NMB48須藤凜々花が総選挙で結婚宣言した背景を考えてみた|ほぼ週刊吉田豪
TABLO / 2017年6月19日 20時2分
須藤凛々花がAKB48選抜総選挙のスピーチで結婚宣言をブチかました、このタイミングで彼女の哲学書『人生を危険にさらせ!』(16年/幻冬舎)を読み直してみたら、非常に興味深い記述を発見しました。彼女がセンターになったNMB48のシングル『ドリアン少年』について、政治社会学者の堀内進之介とこんな会話をしていたわけです。
「わたしは現に、この人を愛している。それはもうどうにも動かせない事実。そう、恋は『落ちる』ものなんです。わたしにとっては、その事実こそが大事。誰かと比較して、世間一般の尺度で考えて、彼がどんな人かってことは関係ない。彼がそこにいて、もうその存在から目が離せなくなっていて、愛おしい。そしてわたしは、その事実に殉じよう。わたしはこの人が好き! そういうメッセージが、この曲には込められているんです」(須藤凛々花)
「ふむふむ。わたしはこの人と現に恋に落ちてしまっている。愛してしまっている。そしてそのことに誠実でありたい、ってことですかね」(堀内進之介)

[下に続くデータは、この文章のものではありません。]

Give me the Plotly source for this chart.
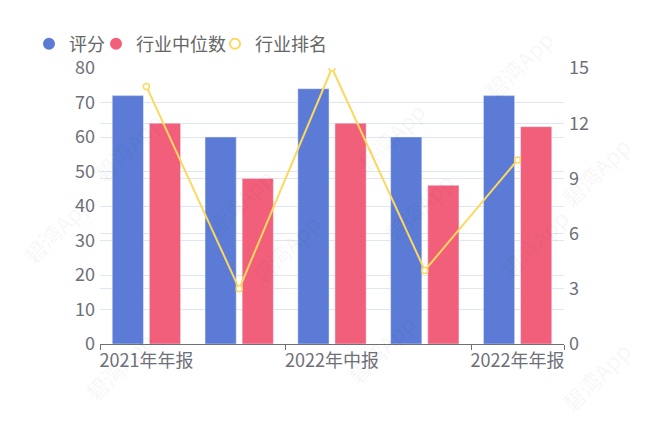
import plotly.graph_objects as go

# report periods (only every other label is shown on the axis)
periods = ["2021年年报", "2022年一季报", "2022年中报", "2022年三季报", "2022年年报"]
shown_labels = ["2021年年报", "2022年中报", "2022年年报"]

score = [72, 60, 74, 60, 72]
industry_median = [64, 48, 64, 46, 63]
industry_rank = [14, 3, 15, 4, 10]

left_ticks = [0, 10, 20, 30, 40, 50, 60, 70, 80]
right_ticks = [0, 3, 6, 9, 12, 15]

BLUE = "#5b7bd6"
PINK = "#f25f7b"
YELLOW = "#fdd85e"
GRID = "#e0e6f1"
AXIS = "#6e7079"
FONT = "Noto Sans CJK SC, Noto Sans, sans-serif"

# plot area in page pixels (the page itself sits 8px in from the corner)
PL, PR, PT, PB = 100, 564, 68, 344


def px_x(v):
    return (v - PL) / (PR - PL)


def px_y(v):
    return (PB - v) / (PB - PT)


fig = go.Figure()

fig.add_trace(go.Bar(x=periods, y=score, name="评分", marker=dict(color=BLUE),
                     showlegend=False, yaxis="y"))
fig.add_trace(go.Bar(x=periods, y=industry_median, name="行业中位数", marker=dict(color=PINK),
                     showlegend=False, yaxis="y"))
fig.add_trace(go.Scatter(x=periods, y=industry_rank, name="行业排名", mode="lines+markers",
                         line=dict(color=YELLOW, width=2),
                         marker=dict(symbol="circle", size=6, color="white",
                                     line=dict(color=YELLOW, width=1.5)),
                         showlegend=False, yaxis="y2"))

# legend-only entries, one legend each so the spacing can follow the original
# (last value = wanted marker centre in page pixels)
legend_items = [("评分", BLUE, "circle", "legend", 48),
                ("行业中位数", PINK, "circle", "legend2", 115),
                ("行业排名", YELLOW, "circle-open", "legend3", 234)]
for name, color, sym, lg, _ in legend_items:
    fig.add_trace(go.Scatter(x=[None], y=[None], mode="markers", name=name, legend=lg,
                             marker=dict(symbol=sym, size=10, color=color,
                                         line=dict(color=color, width=2)),
                             yaxis="y"))

# helper axis that only carries the tick marks on category boundaries
fig.add_trace(go.Scatter(x=[None], y=[None], xaxis="x2", yaxis="y", showlegend=False,
                         hoverinfo="skip"))

# faint watermark
wm_spots = [(83, 103), (390, 93), (563, 20), (194, 203), (463, 207), (640, 127),
            (12, 273), (285, 293), (578, 287), (74, 410), (380, 393), (640, 420)]
for wx, wy in wm_spots:
    fig.add_annotation(text="碧湾App", x=px_x(wx), y=px_y(wy), xref="paper", yref="paper",
                       showarrow=False, textangle=-45,
                       font=dict(size=22, color="rgba(0,0,0,0.05)", family=FONT))

legend_style = dict(orientation="h", xanchor="left", yanchor="middle", y=px_y(44),
                    font=dict(size=18, color="#666666"), bgcolor="rgba(0,0,0,0)",
                    itemwidth=30)

fig.update_layout(
    width=648, height=432,
    margin=dict(l=92, r=92, t=60, b=96),
    paper_bgcolor="white", plot_bgcolor="white",
    barmode="group", bargap=0.2, bargroupgap=0.16,
    font=dict(family=FONT, color=AXIS, size=18),
    legend=dict(x=px_x(legend_items[0][4] - 19), **legend_style),
    legend2=dict(x=px_x(legend_items[1][4] - 19), **legend_style),
    legend3=dict(x=px_x(legend_items[2][4] - 19), **legend_style),
    xaxis=dict(type="category", categoryorder="array", categoryarray=periods,
               range=[-0.5, 4.5], tickvals=shown_labels, ticktext=shown_labels,
               ticks="", showgrid=False, showline=True, linecolor=AXIS, linewidth=1,
               tickfont=dict(size=18, color=AXIS), zeroline=False),
    xaxis2=dict(overlaying="x", anchor="y", side="bottom", range=[-0.5, 4.5],
                tickvals=[-0.5, 1.5, 3.5, 4.5], ticks="outside", ticklen=5,
                tickcolor=AXIS, showticklabels=False, showgrid=False, zeroline=False,
                showline=False),
    yaxis=dict(range=[0, 80], tickvals=left_ticks, showgrid=True, gridcolor=GRID,
               zeroline=False, showline=False, ticks="", ticklabelstandoff=4,
               tickfont=dict(size=18, color=AXIS)),
    yaxis2=dict(range=[0, 15], tickvals=right_ticks, overlaying="y", side="right",
                showgrid=True, gridcolor=GRID, zeroline=False, showline=False,
                ticks="", ticklabelstandoff=4, tickfont=dict(size=18, color=AXIS)),
)

fig.write_html("out.html")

「そうなんです。まあわたし自身、世の中からズレることにそんなに抵抗がないっていう性格もあるんだと思うんですけど、でも、この自分の底から湧き上がってくる思い? みたいなものを、他人の評価を気にして誤魔化すのはやっぱりよくないと思うんですよね。だってわたしたちみんな、いつかは死んじゃうんですよ? 後悔しないように生きなきゃ!」(須藤凛々花)
......もはや今回の結婚宣言に対する解説でしかない気がしてくる、この発言。恋に落ちたら相手の職業も年齢も関係ないし、自分のアイドルという職業も関係ない。彼女は基本的にこういう考え方をしている人だったわけですよ。
そして今回の結婚宣言で、彼女のみならず裏にいるはずの大人に怒っている人も多いみたいなんですけど、これは別に大人がやらせたってことではないとボクは思っていて。
当時、『ドリアン少年』でセンターになったのは枕営業をしたからじゃないか、りりぽんじゃなくて枕ぽんだ!とネットで叩かれたとき、彼女はこうつぶやいていたわけですよ。
「操り人形になるのは嫌。
扱い辛い爆弾で結構。
大人や権力に背を向けてでも
私は私のことを私として接してくれるみんなの方を向いていたい。
そして、みんなと自分に正直でいたい」
「バカを見たって枕ぽんと言われたって正直でいますぜ。
一生懸命、美しい嘘で塗り固めて生きたってどうせ死ぬんだから。
経験はありません。処女です」
日本語ラップが好きで、MC漢 a.k.a. GAMIの『ヒップホップ・ドリーム』(15年/河出書房新社)に共感し、ここまで言っていた人が、果たして大人の操り人形になるものなのかなー、と。
ボクはNMBの木下百花という人と交流があるんですけど、あの人を見ている限り、どれだけ好き勝手なことをやっても、それが面白いものでさえあれば大人が黙認するグループに見えるんですよね。彼女が結婚宣言することがわかっていたのに、そこにゴーサインを出した大人に対して怒るメンバーの気持ちもわかるんですよ。
でも、48グループというか秋元康自身が「面白ければ全て良し」的な発想の人だし、そもそも「誰かが総選挙のスピーチで結婚宣言したら面白い」と公言していたぐらいなので、いまこうして彼女の結婚宣言が議論になっていることも、あの人は「面白いことになった!」と思っているはず。
あと、『人生を危険にさらせ!』では「ファンの皆さんには、永続とは言わないまでも、できるだけ長く、しかも、変わっていくわたしも含めて、それとして愛してほしいなぁ」という発言も印象深かったんですけど、結婚して子供もいる80年代アイドルのコンサートに中年ヲタが多数集まっている光景を見ている人間からすると、それも不可能じゃないと思ってます。